▶ **EXTRACTED MATERIAL**:
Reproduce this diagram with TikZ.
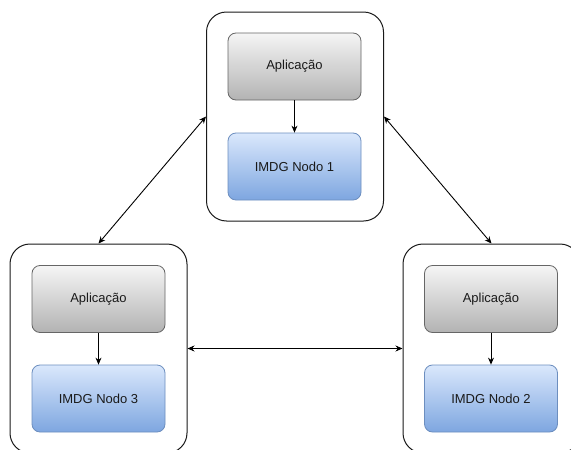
\documentclass[tikz,border=0pt]{standalone}
\usepackage{fontspec}
\setmainfont{Liberation Sans}
\usetikzlibrary{arrows.meta}
\definecolor{frameline}{HTML}{1A1A1A}
\definecolor{appline}{HTML}{666666}
\definecolor{apptop}{HTML}{F5F5F5}
\definecolor{appbot}{HTML}{B3B3B3}
\definecolor{gridline}{HTML}{6C8EBF}
\definecolor{gridtop}{HTML}{DAE8FC}
\definecolor{gridbot}{HTML}{7EA6E0}
\definecolor{labeltext}{HTML}{1A1A1A}
\begin{document}
\begin{tikzpicture}[x=1pt,y=-1pt,
  container/.style={draw=frameline, line width=1pt, rounded corners=20pt,
    minimum width=177pt, minimum height=209pt, inner sep=0pt},
  appbox/.style={draw=appline, line width=0.8pt, rounded corners=8pt,
    top color=apptop, bottom color=appbot, text=labeltext,
    minimum width=133pt, minimum height=67pt, inner sep=0pt,
    font=\fontsize{13}{15}\selectfont},
  gridbox/.style={draw=gridline, line width=0.8pt, rounded corners=8pt,
    top color=gridtop, bottom color=gridbot, text=labeltext,
    minimum width=133pt, minimum height=67pt, inner sep=0pt,
    font=\fontsize{13}{15}\selectfont},
  flow/.style={-{Stealth[length=7pt,width=6pt]}, line width=0.9pt, black},
  link/.style={{Stealth[length=7pt,width=6pt]}-{Stealth[length=7pt,width=6pt]}, line width=0.9pt, black}]
  \useasboundingbox (0,0) rectangle (571,450);
  \clip (0,0) rectangle (571,450);
  \fill[white] (0,0) rectangle (571,450);

  % outer member frames
  \node[container] (m1) at (295,116.5) {};
  \node[container] (m3) at (98.5,348.5) {};
  \node[container] (m2) at (491.5,348.5) {};

  % member 1
  \node[appbox]  (a1) at (294.5,66.5)  {Aplicação};
  \node[gridbox] (g1) at (294.5,166.5) {IMDG Nodo 1};
  % member 3
  \node[appbox]  (a3) at (98.5,299)   {Aplicação};
  \node[gridbox] (g3) at (98.5,398.5) {IMDG Nodo 3};
  % member 2
  \node[appbox]  (a2) at (491,299)    {Aplicação};
  \node[gridbox] (g2) at (491,398.5)  {IMDG Nodo 2};

  % application to local grid node
  \draw[flow] (a1) -- (g1);
  \draw[flow] (a3) -- (g3);
  \draw[flow] (a2) -- (g2);

  % links between members
  \draw[link] (m1.west) -- (m3.north);
  \draw[link] (m1.east) -- (m2.north);
  \draw[link] (m3.east) -- (m2.west);
\end{tikzpicture}
\end{document}
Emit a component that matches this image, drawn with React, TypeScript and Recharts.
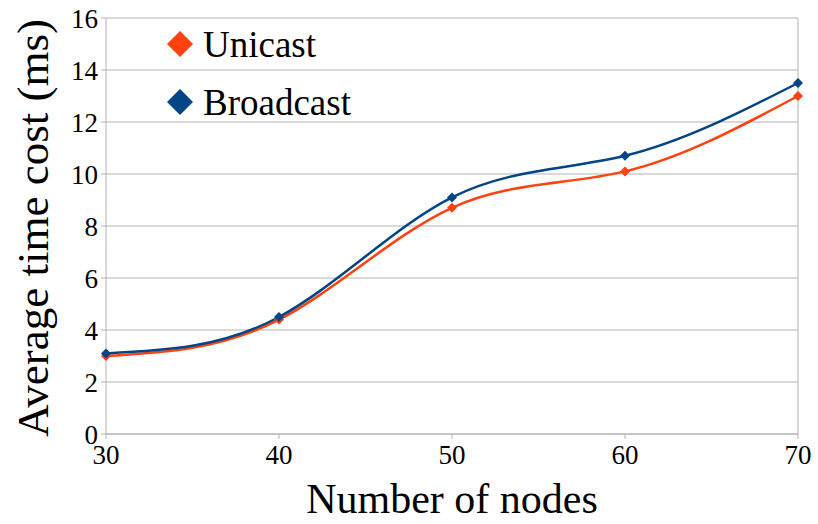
import { LineChart, Line, XAxis, YAxis, CartesianGrid, Legend, ReferenceLine, Label } from 'recharts';

const nodes = [30, 40, 50, 60, 70];
const unicast = [3.0, 4.4, 8.7, 10.1, 13.0];
const broadcast = [3.1, 4.5, 9.1, 10.7, 13.5];
const yTicks = [0, 2, 4, 6, 8, 10, 12, 14, 16];

const data = nodes.map((n, i) => ({ nodes: n, unicast: unicast[i], broadcast: broadcast[i] }));

const FONT = '"Liberation Serif", "Times New Roman", serif';
const GRID = '#b3b3b3';
const ORANGE = '#ff420e';
const BLUE = '#004586';

const series = [
  { key: 'unicast', name: 'Unicast', color: ORANGE },
  { key: 'broadcast', name: 'Broadcast', color: BLUE },
];

function Diamond({ cx, cy, fill, r = 5 }: { cx?: number; cy?: number; fill: string; r?: number }) {
  if (cx == null || cy == null) return null;
  return <polygon points={`${cx},${cy - r} ${cx + r},${cy} ${cx},${cy + r} ${cx - r},${cy}`} fill={fill} />;
}

function LegendBox() {
  return (
    <div style={{ fontFamily: FONT, fontSize: 37, color: '#000' }}>
      {series.map((s) => (
        <div key={s.key} style={{ display: 'flex', alignItems: 'center', height: 58 }}>
          <svg width={28} height={28} style={{ marginRight: 9 }}>
            <polygon points="14,1 27,14 14,27 1,14" fill={s.color} />
          </svg>
          <span>{s.name}</span>
        </div>
      ))}
    </div>
  );
}

export default function App() {
  return (
    <div style={{ position: 'absolute', left: 0, top: 0, background: '#fff' }}>
      <LineChart width={818} height={524} data={data} margin={{ top: 18, right: 20, left: 0, bottom: 0 }}>
        <CartesianGrid vertical={false} stroke={GRID} />
        <ReferenceLine x={70} stroke={GRID} />
        <XAxis
          dataKey="nodes"
          type="number"
          domain={[30, 70]}
          ticks={nodes}
          height={90}
          stroke={GRID}
          tickSize={5}
          tickMargin={6}
          tick={{ fill: '#000', fontSize: 27, fontFamily: FONT }}
        >
          <Label
            value="Number of nodes"
            position="insideBottom"
            offset={11}
            style={{ fill: '#000', fontSize: 42, fontFamily: FONT }}
          />
        </XAxis>
        <YAxis
          domain={[0, 16]}
          ticks={yTicks}
          width={106}
          stroke={GRID}
          tickSize={5}
          tickMargin={3}
          tick={{ fill: '#000', fontSize: 27, fontFamily: FONT }}
        >
          <Label
            content={(props: any) => {
              const vb = props.viewBox || {};
              const cx = 33;
              const cy = (vb.y ?? 18) + (vb.height ?? 416) / 2 + 2;
              return (
                <text
                  x={cx}
                  y={cy}
                  transform={`rotate(-90 ${cx} ${cy})`}
                  textAnchor="middle"
                  dominantBaseline="central"
                  fill="#000"
                  fontSize={45}
                  fontFamily={FONT}
                >
                  Average time cost (ms)
                </text>
              );
            }}
          />
        </YAxis>
        <Legend
          layout="horizontal"
          verticalAlign="middle"
          align="center"
          content={() => <LegendBox />}
          wrapperStyle={{ position: 'absolute', left: 166, top: 15, width: 'auto', height: 'auto' }}
        />
        {series.map((s) => (
          <Line
            key={s.key}
            type="natural"
            dataKey={s.key}
            name={s.name}
            stroke={s.color}
            strokeWidth={2.5}
            dot={(p: any) => <Diamond key={`${s.key}-${p.index}`} cx={p.cx} cy={p.cy} fill={s.color} />}
            activeDot={false}
            isAnimationActive={false}
          />
        ))}
      </LineChart>
    </div>
  );
}
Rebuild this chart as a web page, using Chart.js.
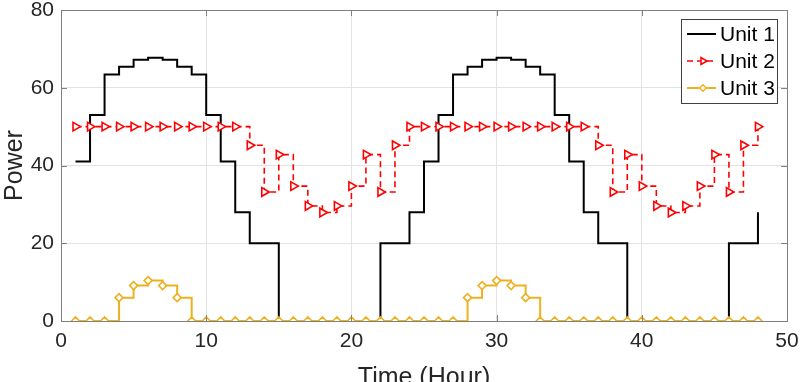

▶ **SHORT TASK**: In the records above, find the line containing "(m2) at (491.5,348.5)" and output every line from the first through that one, exactly, omitting pictures.

▶ **SOLUTION TO THIS EXERCISE**:
Reproduce this diagram with TikZ.
\documentclass[tikz,border=0pt]{standalone}
\usepackage{fontspec}
\setmainfont{Liberation Sans}
\usetikzlibrary{arrows.meta}
\definecolor{frameline}{HTML}{1A1A1A}
\definecolor{appline}{HTML}{666666}
\definecolor{apptop}{HTML}{F5F5F5}
\definecolor{appbot}{HTML}{B3B3B3}
\definecolor{gridline}{HTML}{6C8EBF}
\definecolor{gridtop}{HTML}{DAE8FC}
\definecolor{gridbot}{HTML}{7EA6E0}
\definecolor{labeltext}{HTML}{1A1A1A}
\begin{document}
\begin{tikzpicture}[x=1pt,y=-1pt,
  container/.style={draw=frameline, line width=1pt, rounded corners=20pt,
    minimum width=177pt, minimum height=209pt, inner sep=0pt},
  appbox/.style={draw=appline, line width=0.8pt, rounded corners=8pt,
    top color=apptop, bottom color=appbot, text=labeltext,
    minimum width=133pt, minimum height=67pt, inner sep=0pt,
    font=\fontsize{13}{15}\selectfont},
  gridbox/.style={draw=gridline, line width=0.8pt, rounded corners=8pt,
    top color=gridtop, bottom color=gridbot, text=labeltext,
    minimum width=133pt, minimum height=67pt, inner sep=0pt,
    font=\fontsize{13}{15}\selectfont},
  flow/.style={-{Stealth[length=7pt,width=6pt]}, line width=0.9pt, black},
  link/.style={{Stealth[length=7pt,width=6pt]}-{Stealth[length=7pt,width=6pt]}, line width=0.9pt, black}]
  \useasboundingbox (0,0) rectangle (571,450);
  \clip (0,0) rectangle (571,450);
  \fill[white] (0,0) rectangle (571,450);

  % outer member frames
  \node[container] (m1) at (295,116.5) {};
  \node[container] (m3) at (98.5,348.5) {};
  \node[container] (m2) at (491.5,348.5) {};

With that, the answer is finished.